__TASK GOAL__.
Repeat the records word for word, excluding any picture.

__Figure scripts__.
----------

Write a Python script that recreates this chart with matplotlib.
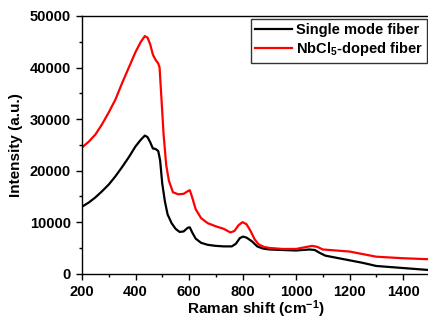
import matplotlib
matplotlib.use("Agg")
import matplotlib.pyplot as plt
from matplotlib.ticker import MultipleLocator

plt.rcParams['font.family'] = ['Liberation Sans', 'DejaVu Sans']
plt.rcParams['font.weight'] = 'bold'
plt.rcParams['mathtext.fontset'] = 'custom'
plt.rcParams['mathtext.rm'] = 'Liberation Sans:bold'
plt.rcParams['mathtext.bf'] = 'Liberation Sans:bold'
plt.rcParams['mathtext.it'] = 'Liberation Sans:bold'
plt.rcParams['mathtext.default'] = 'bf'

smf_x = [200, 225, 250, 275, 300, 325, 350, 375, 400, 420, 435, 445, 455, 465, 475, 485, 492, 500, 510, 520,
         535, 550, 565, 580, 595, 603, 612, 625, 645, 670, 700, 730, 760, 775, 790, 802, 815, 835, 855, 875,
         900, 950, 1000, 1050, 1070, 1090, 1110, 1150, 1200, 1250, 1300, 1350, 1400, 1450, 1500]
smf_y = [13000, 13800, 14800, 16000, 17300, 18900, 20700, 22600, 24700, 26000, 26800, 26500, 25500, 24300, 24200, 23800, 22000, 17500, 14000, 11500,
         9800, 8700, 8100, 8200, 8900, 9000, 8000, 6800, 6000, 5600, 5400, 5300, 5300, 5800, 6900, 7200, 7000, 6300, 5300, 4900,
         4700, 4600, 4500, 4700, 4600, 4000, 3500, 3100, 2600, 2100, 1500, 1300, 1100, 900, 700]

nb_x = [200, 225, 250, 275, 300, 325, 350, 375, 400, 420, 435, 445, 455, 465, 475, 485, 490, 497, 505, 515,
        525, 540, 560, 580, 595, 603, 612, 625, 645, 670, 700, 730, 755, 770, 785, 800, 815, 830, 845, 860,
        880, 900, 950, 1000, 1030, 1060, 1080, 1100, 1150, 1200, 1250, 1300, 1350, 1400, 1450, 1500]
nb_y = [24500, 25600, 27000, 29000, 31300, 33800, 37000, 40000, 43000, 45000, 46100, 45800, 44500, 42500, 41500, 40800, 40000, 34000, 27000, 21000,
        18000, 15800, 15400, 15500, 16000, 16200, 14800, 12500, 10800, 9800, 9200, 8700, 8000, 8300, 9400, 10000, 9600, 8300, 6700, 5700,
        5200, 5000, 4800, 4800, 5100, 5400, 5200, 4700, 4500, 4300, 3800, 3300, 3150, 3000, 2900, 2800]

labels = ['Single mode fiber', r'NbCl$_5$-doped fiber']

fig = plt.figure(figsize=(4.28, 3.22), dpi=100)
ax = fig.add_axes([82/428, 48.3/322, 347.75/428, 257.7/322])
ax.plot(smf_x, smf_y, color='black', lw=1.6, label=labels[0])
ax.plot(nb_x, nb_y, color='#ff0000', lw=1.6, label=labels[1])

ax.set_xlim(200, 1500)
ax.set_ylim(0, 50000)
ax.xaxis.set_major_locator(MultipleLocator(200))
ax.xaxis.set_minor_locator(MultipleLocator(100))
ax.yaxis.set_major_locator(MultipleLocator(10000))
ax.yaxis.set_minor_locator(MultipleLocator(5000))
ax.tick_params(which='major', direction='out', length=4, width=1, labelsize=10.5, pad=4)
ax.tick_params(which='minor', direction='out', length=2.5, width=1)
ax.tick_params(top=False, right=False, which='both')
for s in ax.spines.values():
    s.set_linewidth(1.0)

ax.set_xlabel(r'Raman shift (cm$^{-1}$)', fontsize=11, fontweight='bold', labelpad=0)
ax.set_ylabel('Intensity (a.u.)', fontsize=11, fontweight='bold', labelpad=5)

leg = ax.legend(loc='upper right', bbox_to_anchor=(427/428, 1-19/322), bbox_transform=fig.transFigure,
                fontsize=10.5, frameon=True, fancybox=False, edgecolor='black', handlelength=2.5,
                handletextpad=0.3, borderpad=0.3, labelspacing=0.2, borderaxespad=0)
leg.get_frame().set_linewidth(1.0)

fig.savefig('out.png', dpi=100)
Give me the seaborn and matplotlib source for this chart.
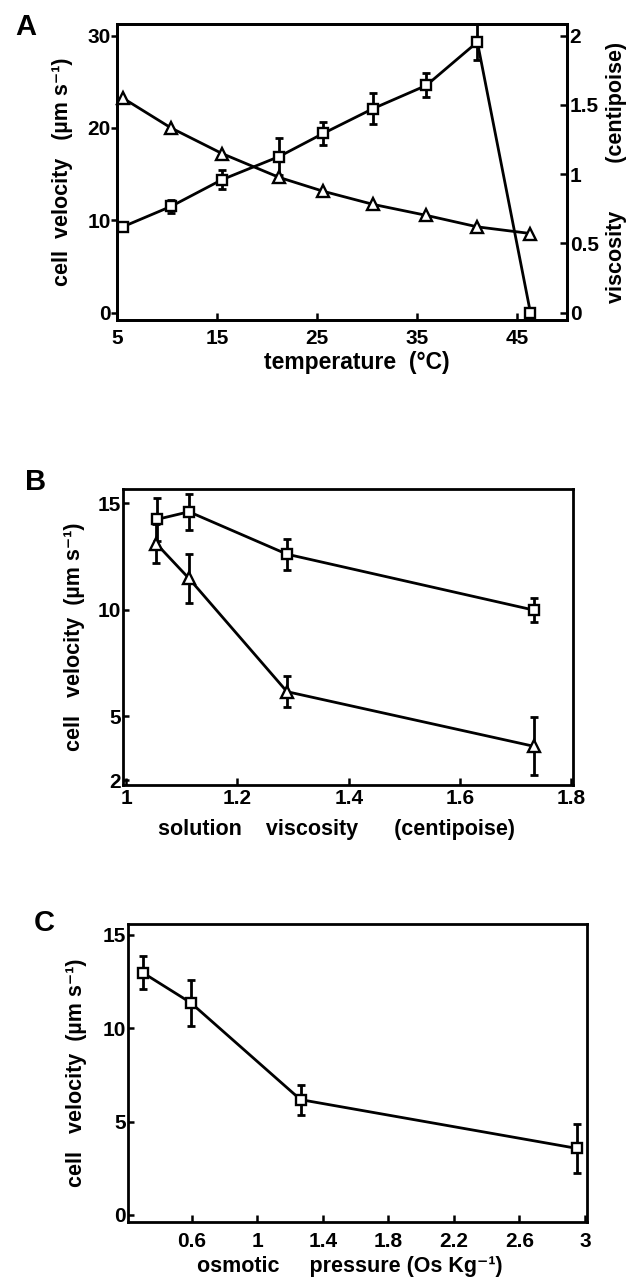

----------

__ANSWER FOR THE TASK__.
Write a Python script that recreates this chart with matplotlib.
import matplotlib
matplotlib.use("Agg")
import matplotlib.pyplot as plt
from matplotlib.ticker import MultipleLocator

plt.rcParams['font.family'] = ['Liberation Sans', 'DejaVu Sans']
plt.rcParams['font.weight'] = 'bold'
plt.rcParams['mathtext.fontset'] = 'custom'
plt.rcParams['mathtext.rm'] = 'Liberation Sans:bold'
plt.rcParams['mathtext.bf'] = 'Liberation Sans:bold'
plt.rcParams['mathtext.it'] = 'Liberation Sans:bold'
plt.rcParams['mathtext.default'] = 'bf'

smf_x = [200, 225, 250, 275, 300, 325, 350, 375, 400, 420, 435, 445, 455, 465, 475, 485, 492, 500, 510, 520,
         535, 550, 565, 580, 595, 603, 612, 625, 645, 670, 700, 730, 760, 775, 790, 802, 815, 835, 855, 875,
         900, 950, 1000, 1050, 1070, 1090, 1110, 1150, 1200, 1250, 1300, 1350, 1400, 1450, 1500]
smf_y = [13000, 13800, 14800, 16000, 17300, 18900, 20700, 22600, 24700, 26000, 26800, 26500, 25500, 24300, 24200, 23800, 22000, 17500, 14000, 11500,
         9800, 8700, 8100, 8200, 8900, 9000, 8000, 6800, 6000, 5600, 5400, 5300, 5300, 5800, 6900, 7200, 7000, 6300, 5300, 4900,
         4700, 4600, 4500, 4700, 4600, 4000, 3500, 3100, 2600, 2100, 1500, 1300, 1100, 900, 700]

nb_x = [200, 225, 250, 275, 300, 325, 350, 375, 400, 420, 435, 445, 455, 465, 475, 485, 490, 497, 505, 515,
        525, 540, 560, 580, 595, 603, 612, 625, 645, 670, 700, 730, 755, 770, 785, 800, 815, 830, 845, 860,
        880, 900, 950, 1000, 1030, 1060, 1080, 1100, 1150, 1200, 1250, 1300, 1350, 1400, 1450, 1500]
nb_y = [24500, 25600, 27000, 29000, 31300, 33800, 37000, 40000, 43000, 45000, 46100, 45800, 44500, 42500, 41500, 40800, 40000, 34000, 27000, 21000,
        18000, 15800, 15400, 15500, 16000, 16200, 14800, 12500, 10800, 9800, 9200, 8700, 8000, 8300, 9400, 10000, 9600, 8300, 6700, 5700,
        5200, 5000, 4800, 4800, 5100, 5400, 5200, 4700, 4500, 4300, 3800, 3300, 3150, 3000, 2900, 2800]

labels = ['Single mode fiber', r'NbCl$_5$-doped fiber']

fig = plt.figure(figsize=(4.28, 3.22), dpi=100)
ax = fig.add_axes([82/428, 48.3/322, 347.75/428, 257.7/322])
ax.plot(smf_x, smf_y, color='black', lw=1.6, label=labels[0])
ax.plot(nb_x, nb_y, color='#ff0000', lw=1.6, label=labels[1])

ax.set_xlim(200, 1500)
ax.set_ylim(0, 50000)
ax.xaxis.set_major_locator(MultipleLocator(200))
ax.xaxis.set_minor_locator(MultipleLocator(100))
ax.yaxis.set_major_locator(MultipleLocator(10000))
ax.yaxis.set_minor_locator(MultipleLocator(5000))
ax.tick_params(which='major', direction='out', length=4, width=1, labelsize=10.5, pad=4)
ax.tick_params(which='minor', direction='out', length=2.5, width=1)
ax.tick_params(top=False, right=False, which='both')
for s in ax.spines.values():
    s.set_linewidth(1.0)

ax.set_xlabel(r'Raman shift (cm$^{-1}$)', fontsize=11, fontweight='bold', labelpad=0)
ax.set_ylabel('Intensity (a.u.)', fontsize=11, fontweight='bold', labelpad=5)

leg = ax.legend(loc='upper right', bbox_to_anchor=(427/428, 1-19/322), bbox_transform=fig.transFigure,
                fontsize=10.5, frameon=True, fancybox=False, edgecolor='black', handlelength=2.5,
                handletextpad=0.3, borderpad=0.3, labelspacing=0.2, borderaxespad=0)
leg.get_frame().set_linewidth(1.0)

fig.savefig('out.png', dpi=100)
Give me the seaborn and matplotlib source for this chart.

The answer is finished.